How to pass DF text column name in TextLMDataBunch->Create() function

vladgets · April 24, 2019, 7:24am

In TextLMDataBunch->Create() function is there a way to pass a column name in my data frame that contains the text?
I saw that TextDataBunch->from_df() has a parameter “text_cols”, but I do not see such parameter in Create() function.

sgugger · April 24, 2019, 12:31pm

TextLMDataBunch is a subclass of TextDataBunch so it gets all its factory methods.

vladgets · April 24, 2019, 6:14pm

@sgugger Thanks, it helped!

Now a next question for subsequent text classification, if I need to classify between 2 classes and currently I have a field that contains probability (a floating number between 0 to 1) in one of DF columns,
how I initialize TextDataBunch for classification?
Specifically, what should I put in label_cols, label_delim and classes params in TextDataBunch.from_df() function?
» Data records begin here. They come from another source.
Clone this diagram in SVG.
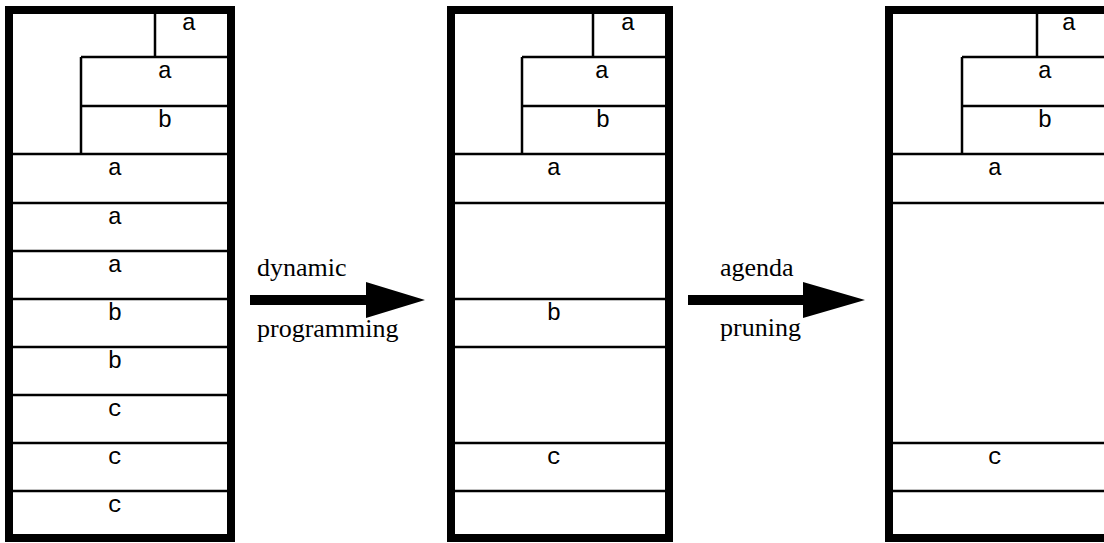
<svg xmlns="http://www.w3.org/2000/svg" width="1104" height="543" viewBox="0 0 1104 543">
<style>
.frame{fill:none;stroke:#000;stroke-width:8}
.ln{stroke:#000;stroke-width:2.5;fill:none}
.lb{font-family:'Courier New','Liberation Mono','Nimbus Mono PS',monospace;font-size:24px;text-anchor:middle;fill:#000}
.cap{font-family:'Liberation Serif','Times New Roman',serif;font-size:26px;fill:#000}
</style>
<rect width="1104" height="543" fill="#fff"/>
<g id="chart1">
<rect class="frame" x="9" y="10" width="222" height="528"/>
<path class="ln" d="M155 10V57M81 57H231M81 106H231M81 57V154M9 154H231M9 203H231M9 251H231M9 299H231M9 347H231M9 395H231M9 443H231M9 491H231"/>
<text class="lb" x="189" y="30">a</text>
<text class="lb" x="165" y="78">a</text>
<text class="lb" x="165" y="127">b</text>
<text class="lb" x="115" y="175">a</text>
<text class="lb" x="115" y="224">a</text>
<text class="lb" x="115" y="272">a</text>
<text class="lb" x="115" y="320">b</text>
<text class="lb" x="115" y="368">b</text>
<text class="lb" x="115" y="416">c</text>
<text class="lb" x="115" y="464">c</text>
<text class="lb" x="115" y="512">c</text>
</g>
<g id="chart2">
<rect class="frame" x="451" y="10" width="218" height="528"/>
<path class="ln" d="M593 10V57M522 57H669M522 106H669M522 57V154M451 154H669M451 203H669M451 299H669M451 347H669M451 443H669M451 491H669"/>
<text class="lb" x="628" y="30">a</text>
<text class="lb" x="602" y="78">a</text>
<text class="lb" x="603" y="127">b</text>
<text class="lb" x="554" y="175">a</text>
<text class="lb" x="554" y="320">b</text>
<text class="lb" x="554" y="464">c</text>
</g>
<g id="chart3">
<rect class="frame" x="889" y="10" width="222" height="528"/>
<path class="ln" d="M1037 10V57M962 57H1111M962 106H1111M962 57V154M889 154H1111M889 203H1111M889 443H1111M889 491H1111"/>
<text class="lb" x="1069" y="30">a</text>
<text class="lb" x="1045" y="78">a</text>
<text class="lb" x="1045" y="127">b</text>
<text class="lb" x="995" y="175">a</text>
<text class="lb" x="995" y="464">c</text>
</g>
<g id="connectors">
<g id="arrow1">
<path d="M250 295H366V282L425 300L366 318V305H250Z" fill="#000"/>
<text class="cap" x="257" y="276">dynamic</text>
<text class="cap" x="257" y="337">programming</text>
</g>
<g id="arrow2">
<path d="M688 295H803V282L865 300L803 318V305H688Z" fill="#000"/>
<text class="cap" x="720" y="276">agenda</text>
<text class="cap" x="720" y="336">pruning</text>
</g>
</g>
</svg>
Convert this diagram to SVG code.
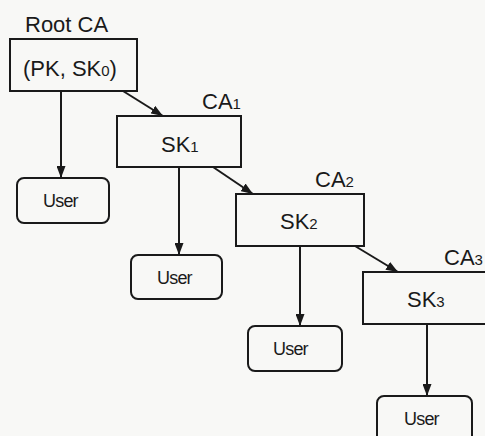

What type of data it expects in the label column?

sgugger · April 24, 2019, 6:17pm

You would need to use a TextClasDataBunch, then the documentation is here to help.

vladgets · April 24, 2019, 8:52pm

Thanks, but I do not see it in the documentation what should be the format of the label field.
In case of 2 class classification should I convert a field with probability belonging to the positive class, instead of that to a field that contains name of the class both positive and negative as I saw in IMBD lesson 3 example (‘pos’, ‘neg’)?

vladgets · April 29, 2019, 9:27pm

@sgugger Thanks a lot for the help!
I seems that I am advancing with my try to make fast.ai transfer learning work on this Kaggle competition.
But the function:

data_lm = TextLMDataBunch.from_df('.', train_df=train, valid_df=valid_small, text_cols='comment_text')

seems to be so slow, on the full training set it’s alone takes about 30 minutes.
I did not make the Profiling but my assumption that it happens because of slow Tokenizer of Spacy.
With PyTorch standard Tokenizer in other kernels it takes now more than 2-3 minutes.